--- begin Supplied records ---

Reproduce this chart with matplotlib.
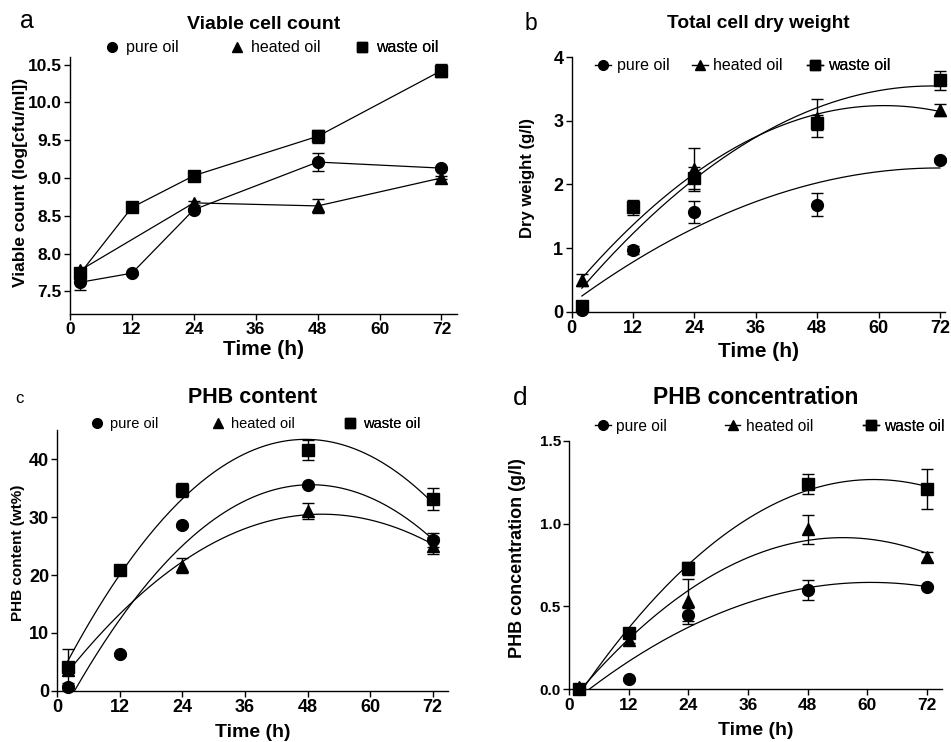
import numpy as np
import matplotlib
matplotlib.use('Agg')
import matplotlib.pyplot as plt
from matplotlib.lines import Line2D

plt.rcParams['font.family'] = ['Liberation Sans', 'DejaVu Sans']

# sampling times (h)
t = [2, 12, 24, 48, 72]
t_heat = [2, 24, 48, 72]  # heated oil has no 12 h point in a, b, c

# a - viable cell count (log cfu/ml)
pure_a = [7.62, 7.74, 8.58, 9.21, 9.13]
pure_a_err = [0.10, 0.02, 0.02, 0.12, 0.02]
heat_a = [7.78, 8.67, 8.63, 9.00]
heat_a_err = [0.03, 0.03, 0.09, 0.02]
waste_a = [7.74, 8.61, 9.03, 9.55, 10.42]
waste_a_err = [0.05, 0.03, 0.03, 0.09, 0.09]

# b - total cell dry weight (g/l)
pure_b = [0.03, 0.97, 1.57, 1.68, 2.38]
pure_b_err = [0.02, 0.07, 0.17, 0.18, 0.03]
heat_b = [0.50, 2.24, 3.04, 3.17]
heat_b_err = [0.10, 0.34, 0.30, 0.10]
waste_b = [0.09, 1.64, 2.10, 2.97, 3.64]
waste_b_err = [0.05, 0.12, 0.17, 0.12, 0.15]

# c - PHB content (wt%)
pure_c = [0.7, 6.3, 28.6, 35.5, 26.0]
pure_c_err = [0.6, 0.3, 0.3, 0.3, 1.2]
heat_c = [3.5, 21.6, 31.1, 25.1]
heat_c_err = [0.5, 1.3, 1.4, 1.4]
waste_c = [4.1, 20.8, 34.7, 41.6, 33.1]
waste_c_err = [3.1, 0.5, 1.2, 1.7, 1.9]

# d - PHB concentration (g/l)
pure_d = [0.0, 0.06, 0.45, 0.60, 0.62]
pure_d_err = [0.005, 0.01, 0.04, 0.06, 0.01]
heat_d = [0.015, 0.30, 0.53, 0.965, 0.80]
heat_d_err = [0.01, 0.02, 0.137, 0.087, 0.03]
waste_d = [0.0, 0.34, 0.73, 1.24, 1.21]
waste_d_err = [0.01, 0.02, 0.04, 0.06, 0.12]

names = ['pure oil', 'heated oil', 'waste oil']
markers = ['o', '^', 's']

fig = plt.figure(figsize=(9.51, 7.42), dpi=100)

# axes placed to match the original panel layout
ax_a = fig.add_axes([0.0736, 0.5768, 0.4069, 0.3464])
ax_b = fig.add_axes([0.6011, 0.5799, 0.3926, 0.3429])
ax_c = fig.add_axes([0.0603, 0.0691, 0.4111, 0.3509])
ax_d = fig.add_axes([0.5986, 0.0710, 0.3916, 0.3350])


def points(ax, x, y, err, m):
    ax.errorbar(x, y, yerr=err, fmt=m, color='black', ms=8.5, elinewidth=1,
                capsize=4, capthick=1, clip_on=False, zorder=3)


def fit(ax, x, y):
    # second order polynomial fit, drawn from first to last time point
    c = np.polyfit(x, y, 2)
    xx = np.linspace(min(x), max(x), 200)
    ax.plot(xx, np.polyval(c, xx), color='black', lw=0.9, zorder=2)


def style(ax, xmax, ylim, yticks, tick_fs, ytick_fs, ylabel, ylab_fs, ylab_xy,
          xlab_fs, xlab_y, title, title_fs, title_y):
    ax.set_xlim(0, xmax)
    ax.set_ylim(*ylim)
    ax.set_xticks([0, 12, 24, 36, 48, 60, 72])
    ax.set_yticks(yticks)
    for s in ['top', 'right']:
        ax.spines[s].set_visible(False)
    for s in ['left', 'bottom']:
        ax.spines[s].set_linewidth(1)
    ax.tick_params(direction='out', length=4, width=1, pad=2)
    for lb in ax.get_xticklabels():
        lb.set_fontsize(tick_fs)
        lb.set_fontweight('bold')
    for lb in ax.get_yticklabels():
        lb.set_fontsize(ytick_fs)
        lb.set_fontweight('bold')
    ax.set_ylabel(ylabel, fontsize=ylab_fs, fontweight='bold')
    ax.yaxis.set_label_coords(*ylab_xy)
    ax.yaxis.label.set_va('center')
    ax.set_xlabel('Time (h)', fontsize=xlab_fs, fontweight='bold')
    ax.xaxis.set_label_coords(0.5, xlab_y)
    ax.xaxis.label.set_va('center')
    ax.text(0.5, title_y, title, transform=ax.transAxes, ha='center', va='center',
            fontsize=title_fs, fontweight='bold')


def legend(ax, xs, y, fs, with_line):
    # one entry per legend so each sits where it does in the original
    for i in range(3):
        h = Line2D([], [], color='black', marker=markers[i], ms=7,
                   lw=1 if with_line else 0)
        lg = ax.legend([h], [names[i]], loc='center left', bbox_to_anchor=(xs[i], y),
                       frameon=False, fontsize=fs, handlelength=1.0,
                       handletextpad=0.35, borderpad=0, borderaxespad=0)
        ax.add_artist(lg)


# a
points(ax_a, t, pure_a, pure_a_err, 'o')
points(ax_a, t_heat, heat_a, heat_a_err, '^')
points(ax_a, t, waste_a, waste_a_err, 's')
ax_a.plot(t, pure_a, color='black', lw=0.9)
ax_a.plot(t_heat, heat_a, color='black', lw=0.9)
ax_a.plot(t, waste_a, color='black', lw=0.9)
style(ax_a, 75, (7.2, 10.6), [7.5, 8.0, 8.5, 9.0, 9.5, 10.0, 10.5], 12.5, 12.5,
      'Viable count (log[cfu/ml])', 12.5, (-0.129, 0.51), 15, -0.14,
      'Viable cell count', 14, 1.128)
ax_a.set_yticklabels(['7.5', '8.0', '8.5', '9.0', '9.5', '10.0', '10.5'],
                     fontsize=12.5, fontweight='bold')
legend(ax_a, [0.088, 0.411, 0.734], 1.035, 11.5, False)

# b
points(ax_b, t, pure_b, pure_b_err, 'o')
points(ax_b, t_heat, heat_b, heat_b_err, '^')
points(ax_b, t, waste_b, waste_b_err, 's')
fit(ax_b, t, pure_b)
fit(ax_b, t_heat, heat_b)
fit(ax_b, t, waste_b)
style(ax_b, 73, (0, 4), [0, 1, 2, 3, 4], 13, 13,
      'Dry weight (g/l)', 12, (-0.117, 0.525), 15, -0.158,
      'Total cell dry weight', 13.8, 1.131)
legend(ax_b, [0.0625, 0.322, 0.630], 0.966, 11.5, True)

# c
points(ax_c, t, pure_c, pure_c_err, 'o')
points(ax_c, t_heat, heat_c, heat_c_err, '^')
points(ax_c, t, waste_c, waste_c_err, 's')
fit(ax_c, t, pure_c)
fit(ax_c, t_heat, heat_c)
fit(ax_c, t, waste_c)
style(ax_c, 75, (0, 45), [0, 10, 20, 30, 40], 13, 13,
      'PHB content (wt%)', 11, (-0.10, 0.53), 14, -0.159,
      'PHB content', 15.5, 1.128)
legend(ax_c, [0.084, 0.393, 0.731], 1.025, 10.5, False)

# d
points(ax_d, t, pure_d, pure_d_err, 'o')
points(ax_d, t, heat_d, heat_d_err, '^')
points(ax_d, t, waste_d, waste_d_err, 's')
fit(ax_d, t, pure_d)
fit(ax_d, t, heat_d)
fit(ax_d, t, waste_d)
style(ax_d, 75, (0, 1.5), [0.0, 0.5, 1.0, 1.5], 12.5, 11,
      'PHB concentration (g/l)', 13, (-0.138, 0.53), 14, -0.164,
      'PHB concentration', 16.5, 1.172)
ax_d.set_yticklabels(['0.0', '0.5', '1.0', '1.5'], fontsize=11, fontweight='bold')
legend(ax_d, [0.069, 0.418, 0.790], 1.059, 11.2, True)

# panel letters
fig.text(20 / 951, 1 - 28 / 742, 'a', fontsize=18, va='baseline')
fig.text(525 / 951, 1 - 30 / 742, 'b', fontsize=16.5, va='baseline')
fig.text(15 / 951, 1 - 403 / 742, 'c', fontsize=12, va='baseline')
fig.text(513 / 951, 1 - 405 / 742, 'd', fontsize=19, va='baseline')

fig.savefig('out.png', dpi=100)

--- end Supplied records ---
--- begin Supplied records ---

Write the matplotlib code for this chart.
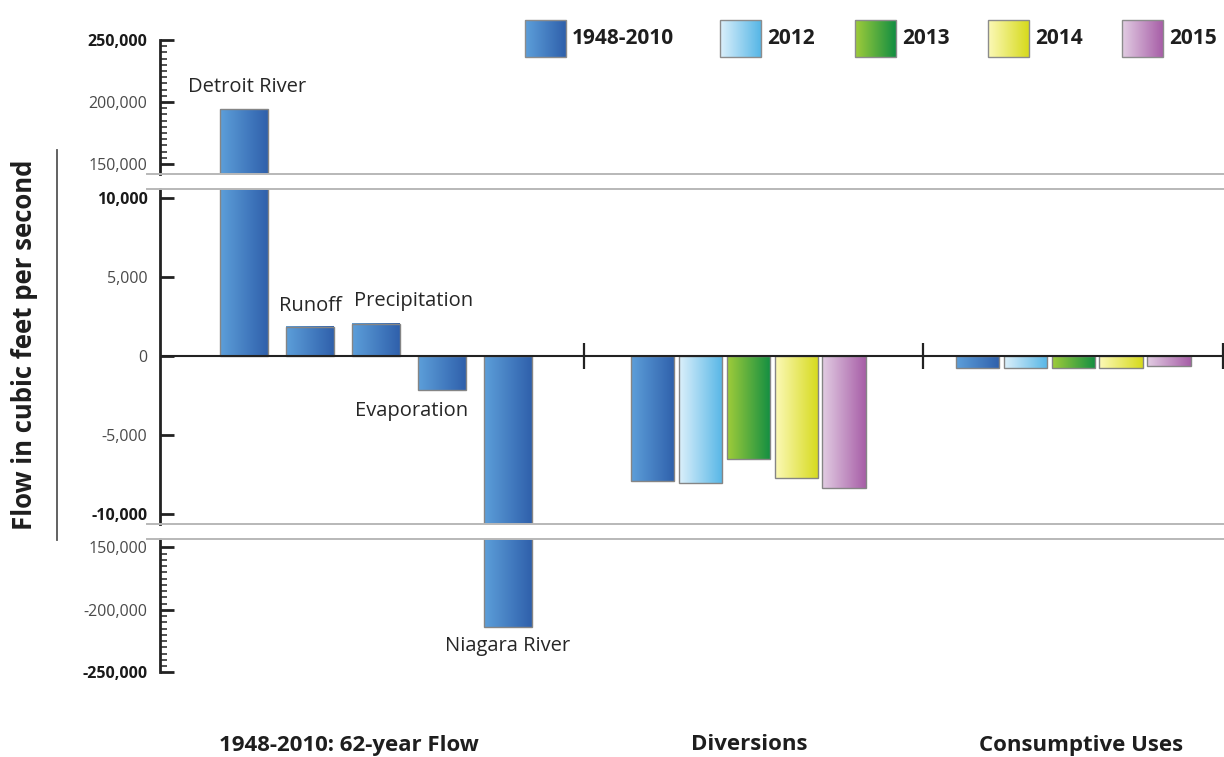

--- end Supplied records ---

Short task -
Set down nothing but the lines from the one holding "Reproduce this chart with matplotlib." through the one holding "fig = plt.figure(figsize=(9.51, 7.42), dpi=100)", both included, exactly as they appear; any picture is left out.

Response below -
Reproduce this chart with matplotlib.
import numpy as np
import matplotlib
matplotlib.use('Agg')
import matplotlib.pyplot as plt
from matplotlib.lines import Line2D

plt.rcParams['font.family'] = ['Liberation Sans', 'DejaVu Sans']

# sampling times (h)
t = [2, 12, 24, 48, 72]
t_heat = [2, 24, 48, 72]  # heated oil has no 12 h point in a, b, c

# a - viable cell count (log cfu/ml)
pure_a = [7.62, 7.74, 8.58, 9.21, 9.13]
pure_a_err = [0.10, 0.02, 0.02, 0.12, 0.02]
heat_a = [7.78, 8.67, 8.63, 9.00]
heat_a_err = [0.03, 0.03, 0.09, 0.02]
waste_a = [7.74, 8.61, 9.03, 9.55, 10.42]
waste_a_err = [0.05, 0.03, 0.03, 0.09, 0.09]

# b - total cell dry weight (g/l)
pure_b = [0.03, 0.97, 1.57, 1.68, 2.38]
pure_b_err = [0.02, 0.07, 0.17, 0.18, 0.03]
heat_b = [0.50, 2.24, 3.04, 3.17]
heat_b_err = [0.10, 0.34, 0.30, 0.10]
waste_b = [0.09, 1.64, 2.10, 2.97, 3.64]
waste_b_err = [0.05, 0.12, 0.17, 0.12, 0.15]

# c - PHB content (wt%)
pure_c = [0.7, 6.3, 28.6, 35.5, 26.0]
pure_c_err = [0.6, 0.3, 0.3, 0.3, 1.2]
heat_c = [3.5, 21.6, 31.1, 25.1]
heat_c_err = [0.5, 1.3, 1.4, 1.4]
waste_c = [4.1, 20.8, 34.7, 41.6, 33.1]
waste_c_err = [3.1, 0.5, 1.2, 1.7, 1.9]

# d - PHB concentration (g/l)
pure_d = [0.0, 0.06, 0.45, 0.60, 0.62]
pure_d_err = [0.005, 0.01, 0.04, 0.06, 0.01]
heat_d = [0.015, 0.30, 0.53, 0.965, 0.80]
heat_d_err = [0.01, 0.02, 0.137, 0.087, 0.03]
waste_d = [0.0, 0.34, 0.73, 1.24, 1.21]
waste_d_err = [0.01, 0.02, 0.04, 0.06, 0.12]

names = ['pure oil', 'heated oil', 'waste oil']
markers = ['o', '^', 's']

fig = plt.figure(figsize=(9.51, 7.42), dpi=100)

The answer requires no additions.